* What to produce: Quote all of the data that follows exactly as written, skipping the images.

[Dataset records]
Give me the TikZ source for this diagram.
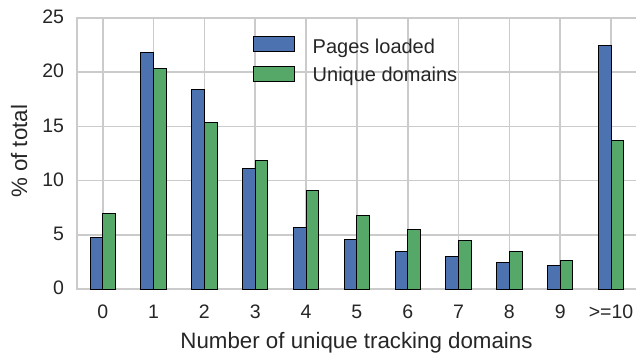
\documentclass[tikz,border=0pt]{standalone}
\usepackage{fontspec}
\setmainfont{Liberation Sans}
\definecolor{gridc}{HTML}{CBCBCB}
\definecolor{barblue}{HTML}{4C72B0}
\definecolor{bargreen}{HTML}{55A868}
\definecolor{txt}{HTML}{262626}
\tikzset{
  gridline/.style={draw=gridc, line width=1.7bp},
  bluebar/.style={fill=barblue, draw=black, line width=0.9bp},
  greenbar/.style={fill=bargreen, draw=black, line width=0.9bp},
  ticklab/.style={text=txt, font=\fontsize{19.5bp}{23bp}\selectfont, inner sep=0pt},
  leglab/.style={text=txt, font=\fontsize{20bp}{24bp}\selectfont, inner sep=0pt, anchor=base west},
  axlab/.style={text=txt, font=\fontsize{22.3bp}{26bp}\selectfont, inner sep=0pt, anchor=base}
}
\begin{document}
\begin{tikzpicture}[x=1bp,y=1bp]
\useasboundingbox (0,0) rectangle (636,356);
\fill[white] (0,0) rectangle (636,356);
\begin{scope}[shift={(102.7bp,67bp)}, x=50.83bp, y=10.84bp]
  % grid
  \foreach \v in {0,5,...,25} \draw[gridline] (-0.5,\v) -- (10.5,\v);
  \foreach \c in {0,...,10} \draw[gridline] (\c,0) -- (\c,25);
  \draw[gridline] (-0.5,0) rectangle (10.5,25);
  % bars
  \foreach \c/\b/\g in {0/4.77/6.98, 1/21.83/20.36, 2/18.45/15.4, 3/11.13/11.87,
      4/5.69/9.07, 5/4.61/6.76, 6/3.48/5.47, 7/3.04/4.49, 8/2.49/3.44,
      9/2.21/2.68, 10/22.5/13.68} {
    \draw[bluebar] (\c-0.25,0) rectangle (\c,\b);
    \draw[greenbar] (\c,0) rectangle (\c+0.25,\g);
  }
  % y tick labels
  \foreach \v in {0,5,...,25}
    \node[ticklab, anchor=east, xshift=-13bp, yshift=1bp] (yt\v) at (-0.5,\v) {\v};
  % x tick labels
  \foreach \c in {0,...,9}
    \node[ticklab, anchor=base, yshift=-29bp] (xt\c) at (\c,0) {\c};
  \node[ticklab, anchor=base, yshift=-29bp] (xt10) at (10,0) {>=10};
\end{scope}
% axis labels
\node[axlab] (xlab) at (356.5,8) {Number of unique tracking domains};
\node[axlab, rotate=90] (ylab) at (27,204.5) {\% of total};
% legend
\draw[bluebar] (253.3,319.3) rectangle (294.7,304.3);
\draw[greenbar] (253.3,289.3) rectangle (294.7,275);
\node[leglab] (leg1) at (312.5,302.7) {Pages loaded};
\node[leglab] (leg2) at (312.5,274.3) {Unique domains};
\end{tikzpicture}
\end{document}
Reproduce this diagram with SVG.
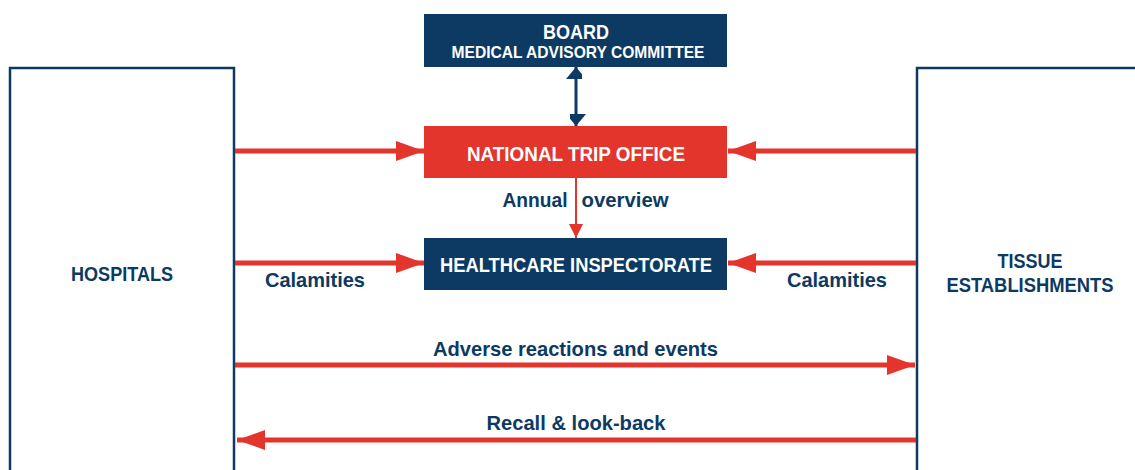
<svg xmlns="http://www.w3.org/2000/svg" width="1135" height="470" viewBox="0 0 1135 470">
<style>
.t{font-family:"Liberation Sans",Arial,sans-serif;font-weight:bold;font-size:21px;fill:#0C3A62;text-anchor:middle}
.w{fill:#FFFFFF}
.red{stroke:#E4352C;stroke-width:5;fill:none}
.frame{fill:#FFFFFF;stroke:#0C3A62;stroke-width:2.5}
</style>
<defs>
<marker id="ah" markerUnits="userSpaceOnUse" markerWidth="30" markerHeight="22" refX="28" refY="11" orient="auto">
<path d="M0,1 L28,11 L0,21 Z" fill="#E4352C"/>
</marker>
<marker id="ahs" markerUnits="userSpaceOnUse" markerWidth="16" markerHeight="16" refX="14" refY="7" orient="auto">
<path d="M0,0 L14,7 L0,14 Z" fill="#E4352C"/>
</marker>
<marker id="bh" markerUnits="userSpaceOnUse" markerWidth="22" markerHeight="16" refX="12" refY="10" orient="auto-start-reverse">
<path d="M0,0 L12,10 L0,20 Z" fill="#0C3A62"/>
</marker>
</defs>
<g id="hospitals">
<rect class="frame" x="10" y="68" width="224" height="420"/>
<text class="t" x="122" y="281" textLength="102" lengthAdjust="spacingAndGlyphs">HOSPITALS</text>
</g>
<g id="tissue">
<rect class="frame" x="917" y="68" width="240" height="420"/>
<text class="t" x="1030" y="268" textLength="65" lengthAdjust="spacingAndGlyphs">TISSUE</text>
<text class="t" x="1030" y="292" textLength="167" lengthAdjust="spacingAndGlyphs">ESTABLISHMENTS</text>
</g>
<g id="board">
<rect x="424" y="14" width="303" height="53" fill="#0C3A62"/>
<text class="t w" x="576" y="39" textLength="66" lengthAdjust="spacingAndGlyphs">BOARD</text>
<text class="t w" x="578" y="58" style="font-size:17px" textLength="253" lengthAdjust="spacingAndGlyphs">MEDICAL ADVISORY COMMITTEE</text>
</g>
<g id="nto">
<rect x="424" y="126" width="303" height="52" fill="#E4352C"/>
<text class="t w" x="576" y="161" textLength="218" lengthAdjust="spacingAndGlyphs">NATIONAL TRIP OFFICE</text>
</g>
<g id="inspectorate">
<rect x="424" y="238" width="303" height="52" fill="#0C3A62"/>
<text class="t w" x="576" y="272" textLength="272" lengthAdjust="spacingAndGlyphs">HEALTHCARE INSPECTORATE</text>
</g>
<g id="connectors">
<line x1="576" y1="67" x2="576" y2="126" stroke="#0C3A62" stroke-width="3" marker-start="url(#bh)" marker-end="url(#bh)"/>
<line x1="576" y1="178" x2="576" y2="238" stroke="#E4352C" stroke-width="2" marker-end="url(#ahs)"/>
<line class="red" x1="235" y1="151" x2="424" y2="151" marker-end="url(#ah)"/>
<line class="red" x1="235" y1="263" x2="424" y2="263" marker-end="url(#ah)"/>
<line class="red" x1="916" y1="151" x2="728" y2="151" marker-end="url(#ah)"/>
<line class="red" x1="916" y1="263" x2="728" y2="263" marker-end="url(#ah)"/>
<line class="red" x1="235" y1="365" x2="915" y2="365" marker-end="url(#ah)"/>
<line class="red" x1="916" y1="440" x2="237" y2="440" marker-end="url(#ah)"/>
<text class="t" x="535" y="207" textLength="65" lengthAdjust="spacingAndGlyphs">Annual</text>
<text class="t" x="625" y="207" textLength="87" lengthAdjust="spacingAndGlyphs">overview</text>
<text class="t" x="315" y="287" textLength="100" lengthAdjust="spacingAndGlyphs">Calamities</text>
<text class="t" x="837" y="287" textLength="100" lengthAdjust="spacingAndGlyphs">Calamities</text>
<text class="t" x="575.5" y="356" textLength="285" lengthAdjust="spacingAndGlyphs">Adverse reactions and events</text>
<text class="t" x="576" y="430" textLength="179" lengthAdjust="spacingAndGlyphs">Recall &amp; look-back</text>
</g>
</svg>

* Result below:
Give me the TikZ source for this diagram.
\documentclass[tikz,border=0pt]{standalone}
\usepackage{fontspec}
\setmainfont{Liberation Sans}
\definecolor{gridc}{HTML}{CBCBCB}
\definecolor{barblue}{HTML}{4C72B0}
\definecolor{bargreen}{HTML}{55A868}
\definecolor{txt}{HTML}{262626}
\tikzset{
  gridline/.style={draw=gridc, line width=1.7bp},
  bluebar/.style={fill=barblue, draw=black, line width=0.9bp},
  greenbar/.style={fill=bargreen, draw=black, line width=0.9bp},
  ticklab/.style={text=txt, font=\fontsize{19.5bp}{23bp}\selectfont, inner sep=0pt},
  leglab/.style={text=txt, font=\fontsize{20bp}{24bp}\selectfont, inner sep=0pt, anchor=base west},
  axlab/.style={text=txt, font=\fontsize{22.3bp}{26bp}\selectfont, inner sep=0pt, anchor=base}
}
\begin{document}
\begin{tikzpicture}[x=1bp,y=1bp]
\useasboundingbox (0,0) rectangle (636,356);
\fill[white] (0,0) rectangle (636,356);
\begin{scope}[shift={(102.7bp,67bp)}, x=50.83bp, y=10.84bp]
  % grid
  \foreach \v in {0,5,...,25} \draw[gridline] (-0.5,\v) -- (10.5,\v);
  \foreach \c in {0,...,10} \draw[gridline] (\c,0) -- (\c,25);
  \draw[gridline] (-0.5,0) rectangle (10.5,25);
  % bars
  \foreach \c/\b/\g in {0/4.77/6.98, 1/21.83/20.36, 2/18.45/15.4, 3/11.13/11.87,
      4/5.69/9.07, 5/4.61/6.76, 6/3.48/5.47, 7/3.04/4.49, 8/2.49/3.44,
      9/2.21/2.68, 10/22.5/13.68} {
    \draw[bluebar] (\c-0.25,0) rectangle (\c,\b);
    \draw[greenbar] (\c,0) rectangle (\c+0.25,\g);
  }
  % y tick labels
  \foreach \v in {0,5,...,25}
    \node[ticklab, anchor=east, xshift=-13bp, yshift=1bp] (yt\v) at (-0.5,\v) {\v};
  % x tick labels
  \foreach \c in {0,...,9}
    \node[ticklab, anchor=base, yshift=-29bp] (xt\c) at (\c,0) {\c};
  \node[ticklab, anchor=base, yshift=-29bp] (xt10) at (10,0) {>=10};
\end{scope}
% axis labels
\node[axlab] (xlab) at (356.5,8) {Number of unique tracking domains};
\node[axlab, rotate=90] (ylab) at (27,204.5) {\% of total};
% legend
\draw[bluebar] (253.3,319.3) rectangle (294.7,304.3);
\draw[greenbar] (253.3,289.3) rectangle (294.7,275);
\node[leglab] (leg1) at (312.5,302.7) {Pages loaded};
\node[leglab] (leg2) at (312.5,274.3) {Unique domains};
\end{tikzpicture}
\end{document}
Reproduce this diagram with SVG.
<svg xmlns="http://www.w3.org/2000/svg" width="1135" height="470" viewBox="0 0 1135 470">
<style>
.t{font-family:"Liberation Sans",Arial,sans-serif;font-weight:bold;font-size:21px;fill:#0C3A62;text-anchor:middle}
.w{fill:#FFFFFF}
.red{stroke:#E4352C;stroke-width:5;fill:none}
.frame{fill:#FFFFFF;stroke:#0C3A62;stroke-width:2.5}
</style>
<defs>
<marker id="ah" markerUnits="userSpaceOnUse" markerWidth="30" markerHeight="22" refX="28" refY="11" orient="auto">
<path d="M0,1 L28,11 L0,21 Z" fill="#E4352C"/>
</marker>
<marker id="ahs" markerUnits="userSpaceOnUse" markerWidth="16" markerHeight="16" refX="14" refY="7" orient="auto">
<path d="M0,0 L14,7 L0,14 Z" fill="#E4352C"/>
</marker>
<marker id="bh" markerUnits="userSpaceOnUse" markerWidth="22" markerHeight="16" refX="12" refY="10" orient="auto-start-reverse">
<path d="M0,0 L12,10 L0,20 Z" fill="#0C3A62"/>
</marker>
</defs>
<g id="hospitals">
<rect class="frame" x="10" y="68" width="224" height="420"/>
<text class="t" x="122" y="281" textLength="102" lengthAdjust="spacingAndGlyphs">HOSPITALS</text>
</g>
<g id="tissue">
<rect class="frame" x="917" y="68" width="240" height="420"/>
<text class="t" x="1030" y="268" textLength="65" lengthAdjust="spacingAndGlyphs">TISSUE</text>
<text class="t" x="1030" y="292" textLength="167" lengthAdjust="spacingAndGlyphs">ESTABLISHMENTS</text>
</g>
<g id="board">
<rect x="424" y="14" width="303" height="53" fill="#0C3A62"/>
<text class="t w" x="576" y="39" textLength="66" lengthAdjust="spacingAndGlyphs">BOARD</text>
<text class="t w" x="578" y="58" style="font-size:17px" textLength="253" lengthAdjust="spacingAndGlyphs">MEDICAL ADVISORY COMMITTEE</text>
</g>
<g id="nto">
<rect x="424" y="126" width="303" height="52" fill="#E4352C"/>
<text class="t w" x="576" y="161" textLength="218" lengthAdjust="spacingAndGlyphs">NATIONAL TRIP OFFICE</text>
</g>
<g id="inspectorate">
<rect x="424" y="238" width="303" height="52" fill="#0C3A62"/>
<text class="t w" x="576" y="272" textLength="272" lengthAdjust="spacingAndGlyphs">HEALTHCARE INSPECTORATE</text>
</g>
<g id="connectors">
<line x1="576" y1="67" x2="576" y2="126" stroke="#0C3A62" stroke-width="3" marker-start="url(#bh)" marker-end="url(#bh)"/>
<line x1="576" y1="178" x2="576" y2="238" stroke="#E4352C" stroke-width="2" marker-end="url(#ahs)"/>
<line class="red" x1="235" y1="151" x2="424" y2="151" marker-end="url(#ah)"/>
<line class="red" x1="235" y1="263" x2="424" y2="263" marker-end="url(#ah)"/>
<line class="red" x1="916" y1="151" x2="728" y2="151" marker-end="url(#ah)"/>
<line class="red" x1="916" y1="263" x2="728" y2="263" marker-end="url(#ah)"/>
<line class="red" x1="235" y1="365" x2="915" y2="365" marker-end="url(#ah)"/>
<line class="red" x1="916" y1="440" x2="237" y2="440" marker-end="url(#ah)"/>
<text class="t" x="535" y="207" textLength="65" lengthAdjust="spacingAndGlyphs">Annual</text>
<text class="t" x="625" y="207" textLength="87" lengthAdjust="spacingAndGlyphs">overview</text>
<text class="t" x="315" y="287" textLength="100" lengthAdjust="spacingAndGlyphs">Calamities</text>
<text class="t" x="837" y="287" textLength="100" lengthAdjust="spacingAndGlyphs">Calamities</text>
<text class="t" x="575.5" y="356" textLength="285" lengthAdjust="spacingAndGlyphs">Adverse reactions and events</text>
<text class="t" x="576" y="430" textLength="179" lengthAdjust="spacingAndGlyphs">Recall &amp; look-back</text>
</g>
</svg>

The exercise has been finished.